> **Exercise description**: Output the lines that follow exactly as they are.

> **Data provided**:
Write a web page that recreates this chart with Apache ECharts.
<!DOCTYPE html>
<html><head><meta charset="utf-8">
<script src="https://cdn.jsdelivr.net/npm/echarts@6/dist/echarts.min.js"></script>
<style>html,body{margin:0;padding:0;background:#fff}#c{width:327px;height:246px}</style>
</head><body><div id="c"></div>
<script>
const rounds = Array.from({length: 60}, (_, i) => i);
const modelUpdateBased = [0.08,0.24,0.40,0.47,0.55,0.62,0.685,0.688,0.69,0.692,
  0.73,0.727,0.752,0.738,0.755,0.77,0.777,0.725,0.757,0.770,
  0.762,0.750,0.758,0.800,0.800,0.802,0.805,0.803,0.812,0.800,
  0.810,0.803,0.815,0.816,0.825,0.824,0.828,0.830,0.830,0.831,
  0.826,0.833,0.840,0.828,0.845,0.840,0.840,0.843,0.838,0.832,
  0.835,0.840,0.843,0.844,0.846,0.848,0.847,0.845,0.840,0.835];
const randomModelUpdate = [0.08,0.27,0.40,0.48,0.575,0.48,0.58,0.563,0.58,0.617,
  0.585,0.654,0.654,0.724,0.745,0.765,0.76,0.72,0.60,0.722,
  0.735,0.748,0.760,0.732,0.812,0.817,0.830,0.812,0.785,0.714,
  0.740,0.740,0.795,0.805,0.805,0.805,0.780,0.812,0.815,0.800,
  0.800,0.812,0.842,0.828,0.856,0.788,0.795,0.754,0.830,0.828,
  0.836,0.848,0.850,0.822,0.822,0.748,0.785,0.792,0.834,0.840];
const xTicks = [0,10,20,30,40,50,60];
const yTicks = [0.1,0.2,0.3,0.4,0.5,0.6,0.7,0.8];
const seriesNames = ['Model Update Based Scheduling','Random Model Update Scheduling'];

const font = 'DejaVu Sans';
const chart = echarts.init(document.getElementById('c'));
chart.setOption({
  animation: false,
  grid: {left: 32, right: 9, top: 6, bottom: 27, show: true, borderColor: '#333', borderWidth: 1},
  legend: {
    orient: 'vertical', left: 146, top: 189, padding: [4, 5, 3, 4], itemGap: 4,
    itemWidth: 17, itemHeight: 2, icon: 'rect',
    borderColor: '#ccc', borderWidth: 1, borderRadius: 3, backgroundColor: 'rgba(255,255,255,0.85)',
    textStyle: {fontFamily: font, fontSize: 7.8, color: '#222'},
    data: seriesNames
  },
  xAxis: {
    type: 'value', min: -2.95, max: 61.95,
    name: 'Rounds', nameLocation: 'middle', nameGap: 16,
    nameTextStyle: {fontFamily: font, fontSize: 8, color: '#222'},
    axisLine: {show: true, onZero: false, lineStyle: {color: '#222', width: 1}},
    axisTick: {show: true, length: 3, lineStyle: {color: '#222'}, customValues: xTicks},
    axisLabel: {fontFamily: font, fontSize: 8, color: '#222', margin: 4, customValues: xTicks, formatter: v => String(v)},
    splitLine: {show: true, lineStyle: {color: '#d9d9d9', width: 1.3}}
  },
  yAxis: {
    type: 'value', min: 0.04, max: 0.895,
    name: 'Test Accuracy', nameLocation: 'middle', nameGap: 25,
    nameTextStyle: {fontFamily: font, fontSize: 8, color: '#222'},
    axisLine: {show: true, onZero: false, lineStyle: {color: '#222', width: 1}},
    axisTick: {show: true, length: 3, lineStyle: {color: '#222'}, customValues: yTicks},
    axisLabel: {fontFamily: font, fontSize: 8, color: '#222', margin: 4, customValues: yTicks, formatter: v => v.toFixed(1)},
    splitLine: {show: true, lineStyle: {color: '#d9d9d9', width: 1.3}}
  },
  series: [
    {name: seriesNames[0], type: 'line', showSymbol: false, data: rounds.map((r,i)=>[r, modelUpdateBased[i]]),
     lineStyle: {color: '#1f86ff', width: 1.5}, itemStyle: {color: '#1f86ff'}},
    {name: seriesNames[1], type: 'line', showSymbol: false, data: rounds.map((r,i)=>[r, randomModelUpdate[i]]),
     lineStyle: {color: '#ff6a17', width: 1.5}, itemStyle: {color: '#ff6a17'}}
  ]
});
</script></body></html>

> **Result for this exercise**:
Write a web page that recreates this chart with Apache ECharts.
<!DOCTYPE html>
<html><head><meta charset="utf-8">
<script src="https://cdn.jsdelivr.net/npm/echarts@6/dist/echarts.min.js"></script>
<style>html,body{margin:0;padding:0;background:#fff}#c{width:327px;height:246px}</style>
</head><body><div id="c"></div>
<script>
const rounds = Array.from({length: 60}, (_, i) => i);
const modelUpdateBased = [0.08,0.24,0.40,0.47,0.55,0.62,0.685,0.688,0.69,0.692,
  0.73,0.727,0.752,0.738,0.755,0.77,0.777,0.725,0.757,0.770,
  0.762,0.750,0.758,0.800,0.800,0.802,0.805,0.803,0.812,0.800,
  0.810,0.803,0.815,0.816,0.825,0.824,0.828,0.830,0.830,0.831,
  0.826,0.833,0.840,0.828,0.845,0.840,0.840,0.843,0.838,0.832,
  0.835,0.840,0.843,0.844,0.846,0.848,0.847,0.845,0.840,0.835];
const randomModelUpdate = [0.08,0.27,0.40,0.48,0.575,0.48,0.58,0.563,0.58,0.617,
  0.585,0.654,0.654,0.724,0.745,0.765,0.76,0.72,0.60,0.722,
  0.735,0.748,0.760,0.732,0.812,0.817,0.830,0.812,0.785,0.714,
  0.740,0.740,0.795,0.805,0.805,0.805,0.780,0.812,0.815,0.800,
  0.800,0.812,0.842,0.828,0.856,0.788,0.795,0.754,0.830,0.828,
  0.836,0.848,0.850,0.822,0.822,0.748,0.785,0.792,0.834,0.840];
const xTicks = [0,10,20,30,40,50,60];
const yTicks = [0.1,0.2,0.3,0.4,0.5,0.6,0.7,0.8];
const seriesNames = ['Model Update Based Scheduling','Random Model Update Scheduling'];

const font = 'DejaVu Sans';
const chart = echarts.init(document.getElementById('c'));
chart.setOption({
  animation: false,
  grid: {left: 32, right: 9, top: 6, bottom: 27, show: true, borderColor: '#333', borderWidth: 1},
  legend: {
    orient: 'vertical', left: 146, top: 189, padding: [4, 5, 3, 4], itemGap: 4,
    itemWidth: 17, itemHeight: 2, icon: 'rect',
    borderColor: '#ccc', borderWidth: 1, borderRadius: 3, backgroundColor: 'rgba(255,255,255,0.85)',
    textStyle: {fontFamily: font, fontSize: 7.8, color: '#222'},
    data: seriesNames
  },
  xAxis: {
    type: 'value', min: -2.95, max: 61.95,
    name: 'Rounds', nameLocation: 'middle', nameGap: 16,
    nameTextStyle: {fontFamily: font, fontSize: 8, color: '#222'},
    axisLine: {show: true, onZero: false, lineStyle: {color: '#222', width: 1}},
    axisTick: {show: true, length: 3, lineStyle: {color: '#222'}, customValues: xTicks},
    axisLabel: {fontFamily: font, fontSize: 8, color: '#222', margin: 4, customValues: xTicks, formatter: v => String(v)},
    splitLine: {show: true, lineStyle: {color: '#d9d9d9', width: 1.3}}
  },
  yAxis: {
    type: 'value', min: 0.04, max: 0.895,
    name: 'Test Accuracy', nameLocation: 'middle', nameGap: 25,
    nameTextStyle: {fontFamily: font, fontSize: 8, color: '#222'},
    axisLine: {show: true, onZero: false, lineStyle: {color: '#222', width: 1}},
    axisTick: {show: true, length: 3, lineStyle: {color: '#222'}, customValues: yTicks},
    axisLabel: {fontFamily: font, fontSize: 8, color: '#222', margin: 4, customValues: yTicks, formatter: v => v.toFixed(1)},
    splitLine: {show: true, lineStyle: {color: '#d9d9d9', width: 1.3}}
  },
  series: [
    {name: seriesNames[0], type: 'line', showSymbol: false, data: rounds.map((r,i)=>[r, modelUpdateBased[i]]),
     lineStyle: {color: '#1f86ff', width: 1.5}, itemStyle: {color: '#1f86ff'}},
    {name: seriesNames[1], type: 'line', showSymbol: false, data: rounds.map((r,i)=>[r, randomModelUpdate[i]]),
     lineStyle: {color: '#ff6a17', width: 1.5}, itemStyle: {color: '#ff6a17'}}
  ]
});
</script></body></html>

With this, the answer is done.